People did a lot of academic work on Madonna back in the day, when she had emerged as a formidable pop star. It seems a bit embarrassing now. Not that she is not a formidable presence in pop music, with a well-deserved career, but that the sort of claims made for her sound exaggerated, like deconstructing Western civilization as a whole {"rewriting some very fundamental levels of Western thought"]. Feminist readings of her had to actively discount the way she played into male fantasies. One feminist musicologist claimed that she didn't appeal to the male heterosexual imagination at all, to which I wanted to say, 'how would you know?' It would be like me claiming that she never had an empowering effect on any woman listener.
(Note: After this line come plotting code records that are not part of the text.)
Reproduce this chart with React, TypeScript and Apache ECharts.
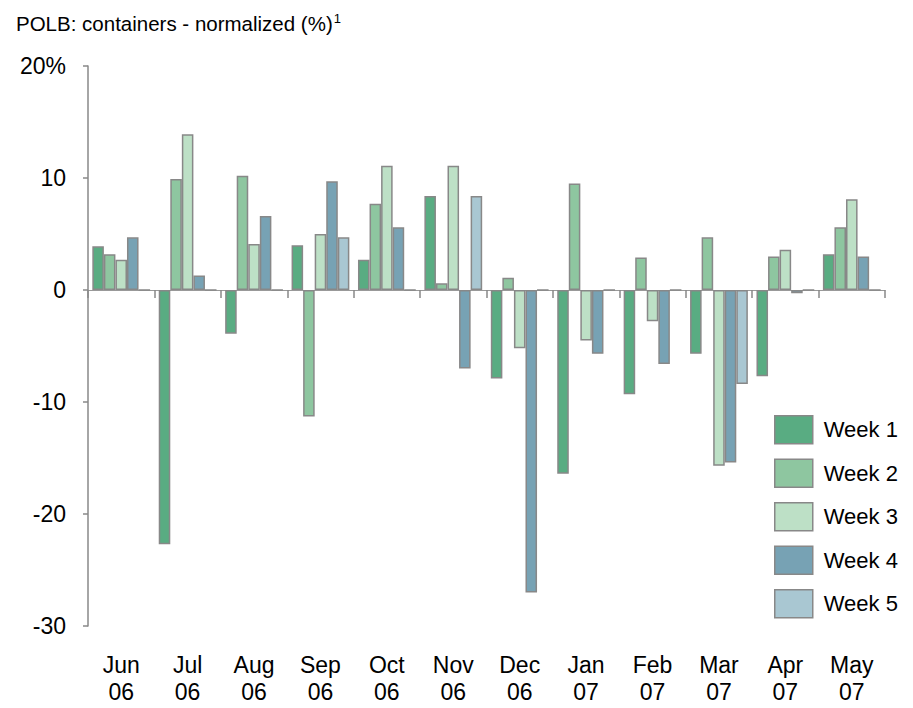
import React, { useEffect, useRef } from "react";
import * as echarts from "echarts";

const months = ["Jun\n06", "Jul\n06", "Aug\n06", "Sep\n06", "Oct\n06", "Nov\n06", "Dec\n06", "Jan\n07", "Feb\n07", "Mar\n07", "Apr\n07", "May\n07"];
const week1 = [3.9, -22.7, -3.9, 4.0, 2.7, 8.4, -7.9, -16.4, -9.3, -5.7, -7.7, 3.2];
const week2 = [3.2, 9.9, 10.2, -11.3, 7.7, 0.6, 1.1, 9.5, 2.9, 4.7, 3.0, 5.6];
const week3 = [2.7, 13.9, 4.1, 5.0, 11.1, 11.1, -5.2, -4.5, -2.8, -15.7, 3.6, 8.1];
const week4 = [4.7, 1.3, 6.6, 9.7, 5.6, -7.0, -27.0, -5.7, -6.6, -15.4, -0.3, 3.0];
const week5 = [0, 0, 0, 4.7, 0, 8.4, 0, 0, 0, -8.4, 0, 0];
const seriesNames = ["Week 1", "Week 2", "Week 3", "Week 4", "Week 5"];
const seriesColors = ["#59ac82", "#8ec6a0", "#bde0c6", "#77a2b4", "#a9c7d2"];
const yTicks = [-30, -20, -10, 0, 10, 20];

export default function App() {
  const ref = useRef<HTMLDivElement>(null);
  useEffect(() => {
    if (!ref.current) return;
    const chart = echarts.init(ref.current, null, { renderer: "svg" });
    const font = "Liberation Sans, Arial, sans-serif";
    const data = [week1, week2, week3, week4, week5];
    chart.setOption({
      animation: false,
      textStyle: { fontFamily: font },
      title: {
        left: 11,
        top: 7,
        padding: 5,
        text: "{a|POLB: containers - normalized (%)}{b|1}",
        textStyle: {
          fontWeight: "normal",
          rich: {
            a: { fontSize: 20.5, color: "#000", fontFamily: font, fontWeight: "normal" },
            b: { fontSize: 13, color: "#000", fontFamily: font, fontWeight: "normal", verticalAlign: "top", padding: [0, 0, 10, 1] },
          },
        },
      },
      legend: {
        orient: "vertical",
        left: 774,
        top: 415,
        padding: 0,
        itemWidth: 38,
        itemHeight: 28,
        itemGap: 14,
        icon: "rect",
        data: seriesNames,
        itemStyle: { borderColor: "#888", borderWidth: 1.5 },
        textStyle: { fontSize: 22, color: "#000", fontFamily: font, padding: [0, 0, 0, 6] },
      },
      grid: { left: 88, right: 28, top: 66, bottom: 82, containLabel: false },
      xAxis: [
        {
          type: "category",
          data: months,
          position: "bottom",
          axisLine: { onZero: true, lineStyle: { color: "#999", width: 1 } },
          axisTick: { show: true, length: 8, lineStyle: { color: "#888", width: 1.5 } },
          axisLabel: { show: false },
        },
        {
          type: "category",
          data: months,
          position: "bottom",
          axisLine: { show: false, onZero: false },
          axisTick: { show: false },
          axisLabel: { show: true, fontSize: 23, color: "#000", lineHeight: 27, margin: 25, fontFamily: font },
        },
      ],
      yAxis: {
        type: "value",
        min: -30,
        max: 20,
        interval: 10,
        axisLine: { show: true, lineStyle: { color: "#888", width: 1.5 } },
        axisTick: { show: true, length: 5, lineStyle: { color: "#888", width: 1.5 } },
        splitLine: { show: false },
        axisLabel: {
          fontSize: 23,
          color: "#000",
          margin: 22,
          fontFamily: font,
          formatter: (v: number) => (v === yTicks[yTicks.length - 1] ? v + "%" : String(v)),
        },
      },
      series: data.map((d, i) => ({
        name: seriesNames[i],
        type: "bar",
        xAxisIndex: 0,
        data: d,
        barGap: "0%",
        barCategoryGap: "13%",
        itemStyle: { color: seriesColors[i], borderColor: "#888", borderWidth: 1.5 },
      })),
    });
    return () => chart.dispose();
  }, []);
  return <div ref={ref} style={{ width: 913, height: 708, position: "absolute", left: 0, top: 0 }} />;
}
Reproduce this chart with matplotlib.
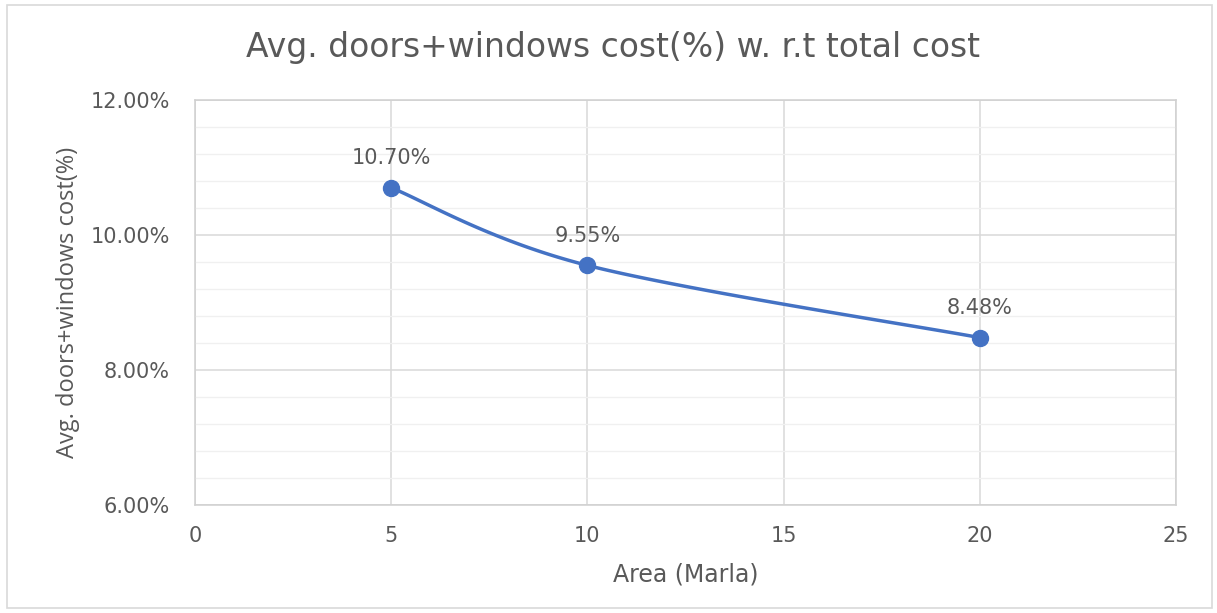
import numpy as np
import matplotlib
matplotlib.use("Agg")
import matplotlib.pyplot as plt
from matplotlib.patches import Rectangle

area = [5, 10, 20]
cost_pct = [10.70, 9.55, 8.48]
labels = ["10.70%", "9.55%", "8.48%"]

title = "Avg. doors+windows cost(%) w. r.t total cost"
xlabel = "Area (Marla)"
ylabel = "Avg. doors+windows cost(%)"

plt.rcParams['font.family'] = ['DejaVu Sans']
TEXT = '#595959'
LINE = '#4472C4'


def smooth(xs, ys, n=60, tension=0.5):
    """Cardinal-spline smoothing through the given points."""
    xs = np.asarray(xs, float)
    ys = np.asarray(ys, float)
    px = np.concatenate([[xs[0]], xs, [xs[-1]]])
    py = np.concatenate([[ys[0]], ys, [ys[-1]]])
    outx, outy = [], []
    for i in range(1, len(px) - 2):
        p0 = np.array([px[i - 1], py[i - 1]])
        p1 = np.array([px[i], py[i]])
        p2 = np.array([px[i + 1], py[i + 1]])
        p3 = np.array([px[i + 2], py[i + 2]])
        m1 = tension * (p2 - p0)
        m2 = tension * (p3 - p1)
        t = np.linspace(0, 1, n)[:, None]
        h00 = 2 * t**3 - 3 * t**2 + 1
        h10 = t**3 - 2 * t**2 + t
        h01 = -2 * t**3 + 3 * t**2
        h11 = t**3 - t**2
        pts = h00 * p1 + h10 * m1 + h01 * p2 + h11 * m2
        outx.extend(pts[:, 0])
        outy.extend(pts[:, 1])
    return np.array(outx), np.array(outy)


fig = plt.figure(figsize=(12.17, 6.13), dpi=100)
fig.patch.set_facecolor('white')
fig.patches.append(Rectangle((7 / 1217, 5 / 613), 1 - 12 / 1217, 1 - 10 / 613,
                             transform=fig.transFigure, fill=False,
                             edgecolor='#D9D9D9', linewidth=1.2))

ax = fig.add_axes([195 / 1217, 1 - 505 / 613, (1176 - 195) / 1217, (505 - 100) / 613])

ax.set_xlim(0, 25)
ax.set_ylim(6, 12)
ax.set_xticks(np.arange(0, 26, 5))
ax.set_yticks(np.arange(6, 12.01, 2))
ax.set_yticks(np.arange(6, 12.01, 0.4), minor=True)
ax.set_yticklabels([f"{v:.2f}%" for v in np.arange(6, 12.01, 2)])

ax.grid(True, which='major', color='#D9D9D9', linewidth=1.1)
ax.grid(True, which='minor', axis='y', color='#F0F0F0', linewidth=1.0)
ax.set_axisbelow(True)
for s in ax.spines.values():
    s.set_color('#D0D0D0')
    s.set_linewidth(1.1)
ax.tick_params(which='both', length=0, colors=TEXT, labelsize=15)
ax.tick_params(axis='x', pad=15)
ax.tick_params(axis='y', pad=18)

sx, sy = smooth(area, cost_pct)
ax.plot(sx, sy, color=LINE, linewidth=2.5, solid_capstyle='round', zorder=3)
ax.plot(area, cost_pct, 'o', color=LINE, markersize=11.5, zorder=4)

for x, y, lab in zip(area, cost_pct, labels):
    ax.annotate(lab, (x, y), xytext=(0, 14), textcoords='offset points',
                ha='center', va='bottom', color=TEXT, fontsize=15)

ax.set_xlabel(xlabel, color=TEXT, fontsize=17, labelpad=12)
ax.set_ylabel(ylabel, color=TEXT, fontsize=17, labelpad=8,
              family='Open Sans')
fig.text(613 / 1217, 1 - 48 / 613, title, ha='center', va='center',
         color=TEXT, fontsize=23.8)

fig.savefig('out.png', dpi=100, facecolor='white')
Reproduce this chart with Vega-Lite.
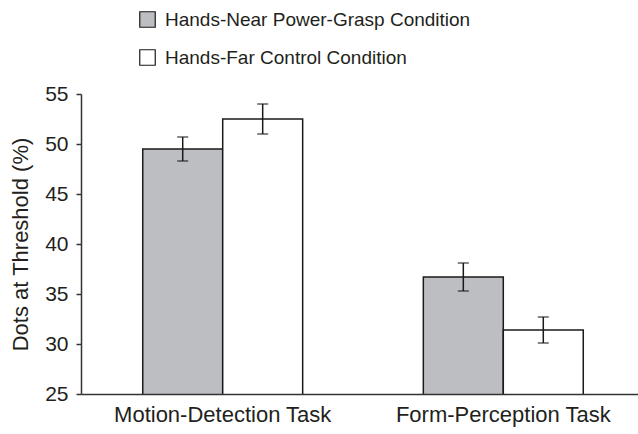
{
  "$schema": "https://vega.github.io/schema/vega-lite/v6.json",
  "width": 564,
  "height": 300,
  "autosize": {"type": "none"},
  "padding": {"left": 81, "top": 94, "right": 0, "bottom": 40},
  "background": "white",
  "data": {
    "values": [
      {"task": "Motion-Detection Task", "condition": "Hands-Near Power-Grasp Condition", "mean": 49.5, "lo": 48.3, "hi": 50.7},
      {"task": "Motion-Detection Task", "condition": "Hands-Far Control Condition", "mean": 52.5, "lo": 51.0, "hi": 54.0},
      {"task": "Form-Perception Task", "condition": "Hands-Near Power-Grasp Condition", "mean": 36.7, "lo": 35.3, "hi": 38.1},
      {"task": "Form-Perception Task", "condition": "Hands-Far Control Condition", "mean": 31.4, "lo": 30.1, "hi": 32.7}
    ]
  },
  "encoding": {
    "x": {
      "field": "task", "type": "nominal",
      "sort": ["Motion-Detection Task", "Form-Perception Task"],
      "scale": {"paddingInner": 0.43, "paddingOuter": 0.22},
      "axis": {"title": null, "ticks": false, "labelAngle": 0, "labelPadding": 10, "labelFontSize": 22, "labelLimit": 400, "domainColor": "#333333", "domainWidth": 1.5, "zindex": 1}
    },
    "xOffset": {
      "field": "condition", "type": "nominal",
      "sort": ["Hands-Near Power-Grasp Condition", "Hands-Far Control Condition"],
      "scale": {"paddingInner": 0, "paddingOuter": 0}
    }
  },
  "layer": [
    {
      "mark": {"type": "bar", "stroke": "#1a1a1a", "strokeWidth": 1.5, "clip": true},
      "encoding": {
        "y": {
          "field": "mean", "type": "quantitative",
          "scale": {"domain": [25, 55], "nice": false, "zero": false},
          "axis": {"title": "Dots at Threshold (%)", "values": [25, 30, 35, 40, 45, 50, 55], "grid": false, "tickSize": 5, "labelPadding": 8, "titlePadding": 12, "labelFontSize": 21, "titleFontSize": 22, "domainColor": "#333333", "domainWidth": 1.5, "tickColor": "#333333", "tickWidth": 1.5, "zindex": 1}
        },
        "fill": {
          "field": "condition", "type": "nominal",
          "sort": ["Hands-Near Power-Grasp Condition", "Hands-Far Control Condition"],
          "scale": {"range": ["#bdbec2", "#ffffff"]},
          "legend": {"title": null, "orient": "none", "legendX": 57, "legendY": -84, "symbolType": "square", "symbolSize": 240, "symbolStrokeColor": "#1a1a1a", "symbolStrokeWidth": 1.2, "labelFontSize": 19, "labelOffset": 8, "labelLimit": 500, "rowPadding": 17, "symbolOpacity": 1}
        }
      }
    },
    {
      "mark": {"type": "rule", "color": "#1a1a1a", "strokeWidth": 1.5},
      "encoding": {
        "y": {"field": "lo", "type": "quantitative"},
        "y2": {"field": "hi"}
      }
    },
    {
      "mark": {"type": "tick", "color": "#1a1a1a", "orient": "horizontal", "size": 11, "thickness": 1.5},
      "encoding": {"y": {"field": "lo", "type": "quantitative"}}
    },
    {
      "mark": {"type": "tick", "color": "#1a1a1a", "orient": "horizontal", "size": 11, "thickness": 1.5},
      "encoding": {"y": {"field": "hi", "type": "quantitative"}}
    }
  ],
  "config": {
    "font": "Liberation Sans, sans-serif",
    "view": {"stroke": null},
    "axis": {"labelColor": "#231f20", "titleColor": "#231f20", "labelFont": "Liberation Sans, sans-serif", "titleFont": "Liberation Sans, sans-serif", "titleFontWeight": "normal"},
    "legend": {"labelColor": "#231f20", "labelFont": "Liberation Sans, sans-serif"}
  }
}
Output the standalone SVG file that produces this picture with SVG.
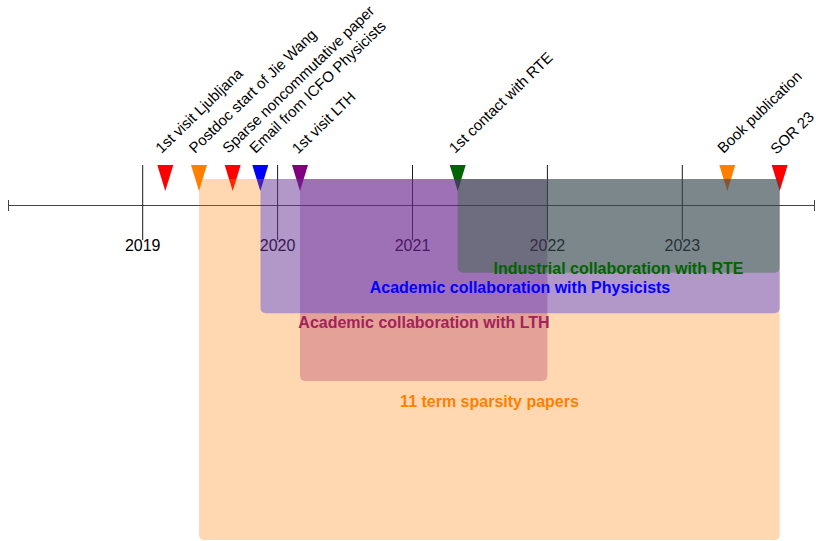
<svg xmlns="http://www.w3.org/2000/svg" width="816" height="541" viewBox="0 0 816 541">
<style>
.ev{font-family:"Liberation Sans",Arial,Helvetica,sans-serif;font-size:15px;fill:#000}
.yr{font-family:"Liberation Sans",Arial,Helvetica,sans-serif;font-size:16px;fill:#000;text-anchor:middle}
.pl{font-family:"Liberation Sans",Arial,Helvetica,sans-serif;font-size:16px;font-weight:bold;text-anchor:middle}
.tick{stroke:#1a1a1a;stroke-width:1}
.ax{stroke:#444;stroke-width:1;fill:none}
.band{fill-opacity:0.3}
</style>
<rect width="816" height="541" fill="#fff"/>
<g id="connectors">
<line class="ax" x1="8" y1="205.5" x2="815" y2="205.5"/>
<line class="ax" x1="8.5" y1="200" x2="8.5" y2="211"/>
<line class="ax" x1="814.5" y1="200" x2="814.5" y2="211"/>
<line class="tick" x1="142.7" y1="165" x2="142.7" y2="240"/>
<line class="tick" x1="277.6" y1="165" x2="277.6" y2="240"/>
<line class="tick" x1="412.5" y1="165" x2="412.5" y2="240"/>
<line class="tick" x1="547.4" y1="165" x2="547.4" y2="240"/>
<line class="tick" x1="682.3" y1="165" x2="682.3" y2="240"/>
</g>
<g id="years">
<text class="yr" x="142.7" y="251">2019</text>
<text class="yr" x="277.6" y="251">2020</text>
<text class="yr" x="412.5" y="251">2021</text>
<text class="yr" x="547.4" y="251">2022</text>
<text class="yr" x="682.3" y="251">2023</text>
</g>
<g id="ev1"><path d="M157.3 165h16l-8 26z" fill="#ff0000"/><text class="ev" transform="translate(161.5 154) rotate(-44)">1st visit Ljubljana</text></g>
<g id="ev2"><path d="M191 165h16l-8 26z" fill="#ff7f00"/><text class="ev" transform="translate(195 154) rotate(-44)">Postdoc start of Jie Wang</text></g>
<g id="ev3"><path d="M224.7 165h16l-8 26z" fill="#ff0000"/><text class="ev" transform="translate(228.5 154) rotate(-44)">Sparse noncommutative paper</text></g>
<g id="ev4"><path d="M252.3 165h16l-8 26z" fill="#0000ff"/><text class="ev" transform="translate(255.5 154) rotate(-44)">Email from ICFO Physicists</text></g>
<g id="ev5"><path d="M292 165h16l-8 26z" fill="#800080"/><text class="ev" transform="translate(298 154.5) rotate(-44)">1st visit LTH</text></g>
<g id="ev6"><path d="M449.7 165h16l-8 26z" fill="#006400"/><text class="ev" transform="translate(455 154) rotate(-44)">1st contact with RTE</text></g>
<g id="ev7"><path d="M719.3 165h16l-8 26z" fill="#ff7f00"/><text class="ev" transform="translate(723.5 154) rotate(-44)">Book publication</text></g>
<g id="ev8"><path d="M771.7 165h16l-8 26z" fill="#ff0000"/><text class="ev" transform="translate(776.5 155) rotate(-44)">SOR 23</text></g>
<g id="p-sparsity"><rect class="band" x="199" y="179" width="580.7" height="361" rx="5" fill="#ff7f00"/></g>
<g id="p-lth"><rect class="band" x="300" y="179" width="247.4" height="202" rx="5" fill="#a3225a"/></g>
<g id="p-phys"><rect class="band" x="260.5" y="179" width="519.2" height="134.3" rx="5" fill="#0000ff"/></g>
<g id="p-rte"><rect class="band" x="457.7" y="179" width="322" height="93.7" rx="5" fill="#006400"/></g>
<g id="labels">
<text class="pl" x="618.5" y="274" fill="#006400">Industrial collaboration with RTE</text>
<text class="pl" x="520" y="293" fill="#0000ff">Academic collaboration with Physicists</text>
<text class="pl" x="424" y="328" fill="#a3225a">Academic collaboration with LTH</text>
<text class="pl" x="489.5" y="407" fill="#ff7f00">11 term sparsity papers</text>
</g>
</svg>
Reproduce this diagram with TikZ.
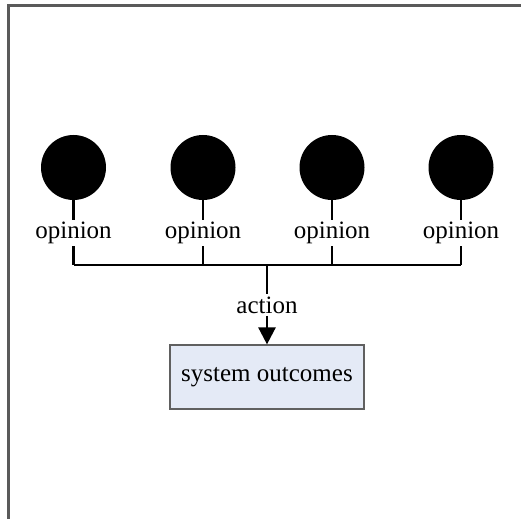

It's also embarrassing that it is only Madonna. In other words, she became a kind of token object of study, adored by people who had no interest in any other form of popular culture. I remember people being skeptical even at the time Madonna Studies was emerging as a field. African Americans and some feminists resented the attention paid to her. She gets lionized for something that African American women had already done, in a kind of 'great white hope' narrative. McClary: "what we do need: a white woman musician who can create images of desire ... " Ouch.
1 comment:
Norman Mailer's interview with her, as I recall, is a great example of this problem. His interest wasn't scholarly, but his attempt to make it "literary" fell pretty flat.